Per arrivare a questa sintesi Vaden ha studiato dagli
insegnanti migliori, un tirocinio durato qualche anno che lo ha messo sulla strada
giusta. Dopo avere abbandonato la sua prima rock'n'roll band locale, i Leslie,
nati dall'affetto degli amici e con il sostegno dei genitori, una coppia di hippie,
come racconta lo stesso Sadler, che lo ha educato portandolo ai concerti di Neil
Young e Willie Nelson (siano benedetti mamma e papà), il passo successivo
è stato entrare nei Drivin' N' Cryin' di Kevn Kinney, una piccola istituzione
del college rock sudista fin dagli anni Ottanta. Tre stagioni sulla strada, molti
concerti macinati, il titolo di direttore d'orchestra guadagnato di tappa in tappa,
prima di saltare sul treno in corsa dei 400 Unit di Jason Isbell. Con l'ex Drive
By Truckers e tra le più importanti voci del roots americano attuale, Vaden ha
partecipato alle incisioni del recente Something More than Free, unendosi alla
band nel tour successivo.
Scuola di vita, che si riflette in questo esordio
sulla distanza: già nel 2010 un primo ep, Radio road, per prendere le misure,
ma è questa decina di canzoni a certificare il valore del ragazzo, qui accompagnato,
fra gli altri, dai musicisti quali Audley Freed (ex Black Crowes), e Derry Deborja
(Jason Isbell & 400 Unit) e dalla produzione a tema di Paul Ebersold. L'esito
è un rock chitarristico da strada maestra che parte come fossimo in un disco di
Dan Baird (o dei Georgia Satellites, fate voi), riff spianati in You
Can't Have it All e svela gli amori manifesti per Big Star e Tom Petty
con il primo singolo, Get Your High e la successiva
Nobody Gives a Damn About Songs Anymore (verità inconfutabile, purtroppo).

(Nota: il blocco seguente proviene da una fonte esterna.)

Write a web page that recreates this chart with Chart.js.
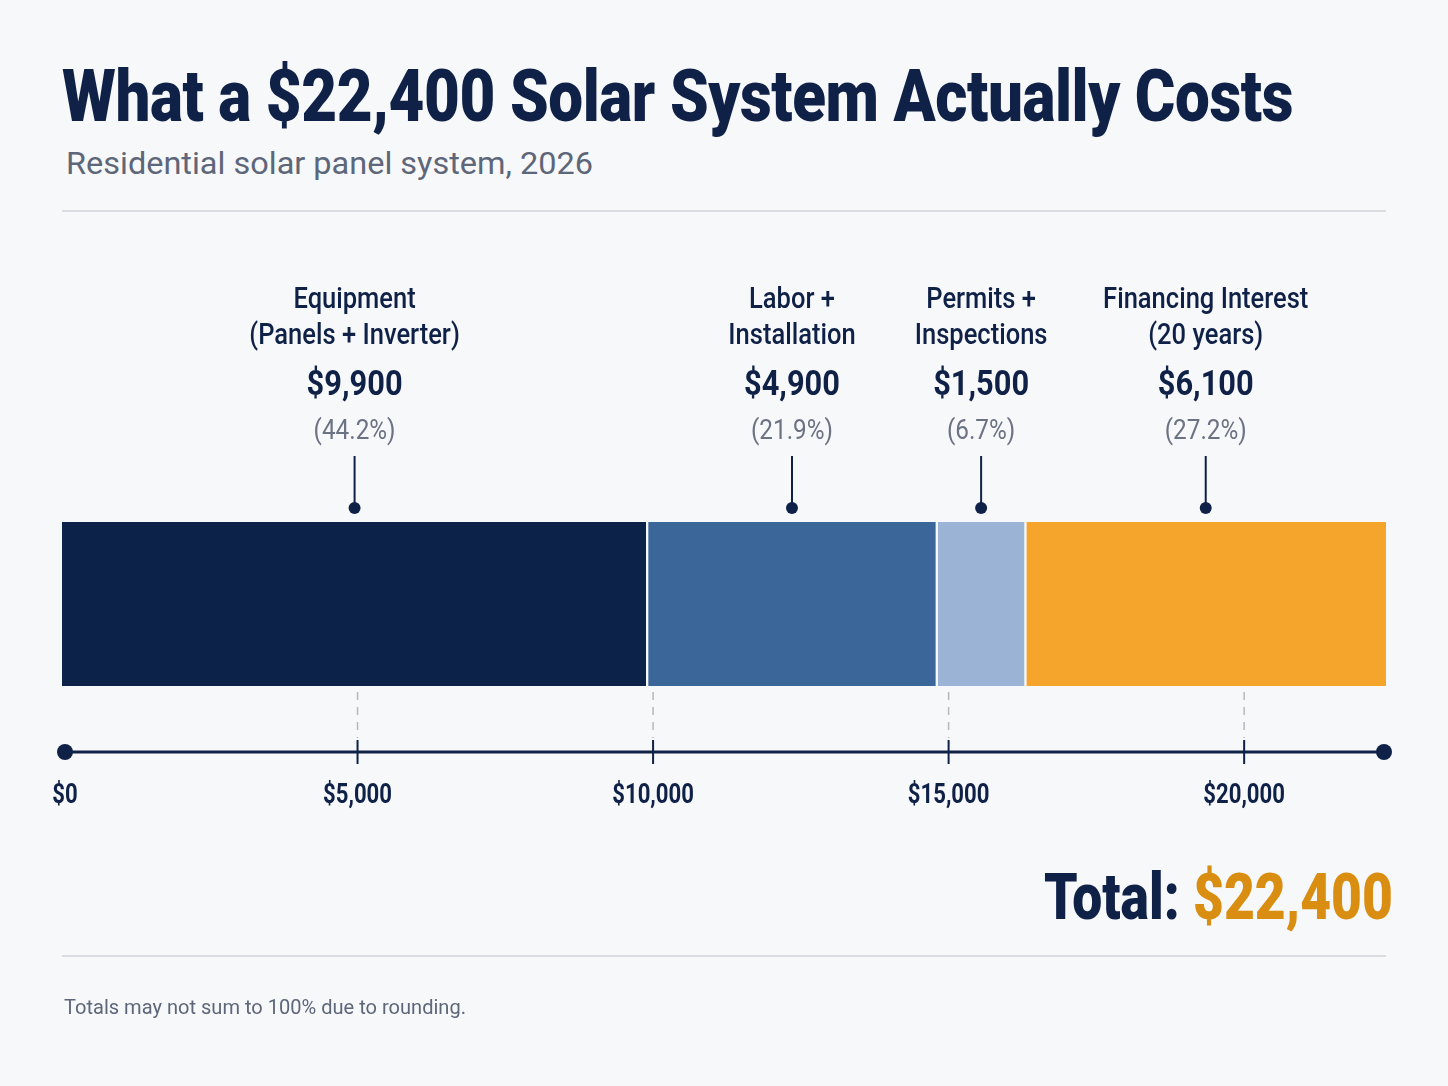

La voce di Vaden, che ricorda vagamente il giovane Peter Case e ha un indiscutibile
nucleo pop, attenua l'aggressività delle chitarre e tiene sempre la bussola in
direzione della melodia: con Into the Woods finiamo dalle parti dell'ultimo
Ryan Adams, Chameleon è un impasto di indie
rock e Americana che appiccica insieme con successo acustico ed elettrico, prima
che Land of Refugee finisca inevitabilmente dalle parti dei Crazy Horse
(ma con una punta di Heartbreakers nelle vene) e esploda in un gran sferragliare
di chitarre nella coda finale. Broken Home e Greta assolvono al
dovere del buon folksinger (ma il sapore pop è sempre dietro l'angolo) mentre
End of the Road, organo hammond e pungenti riff sudisti, rimette le
ruote sull'asfalto, aria di seventies ed epica rock.
Bella rivelazione,
nonostante non abbia uno straccio di contratto e pubblichi tutto da indipendente.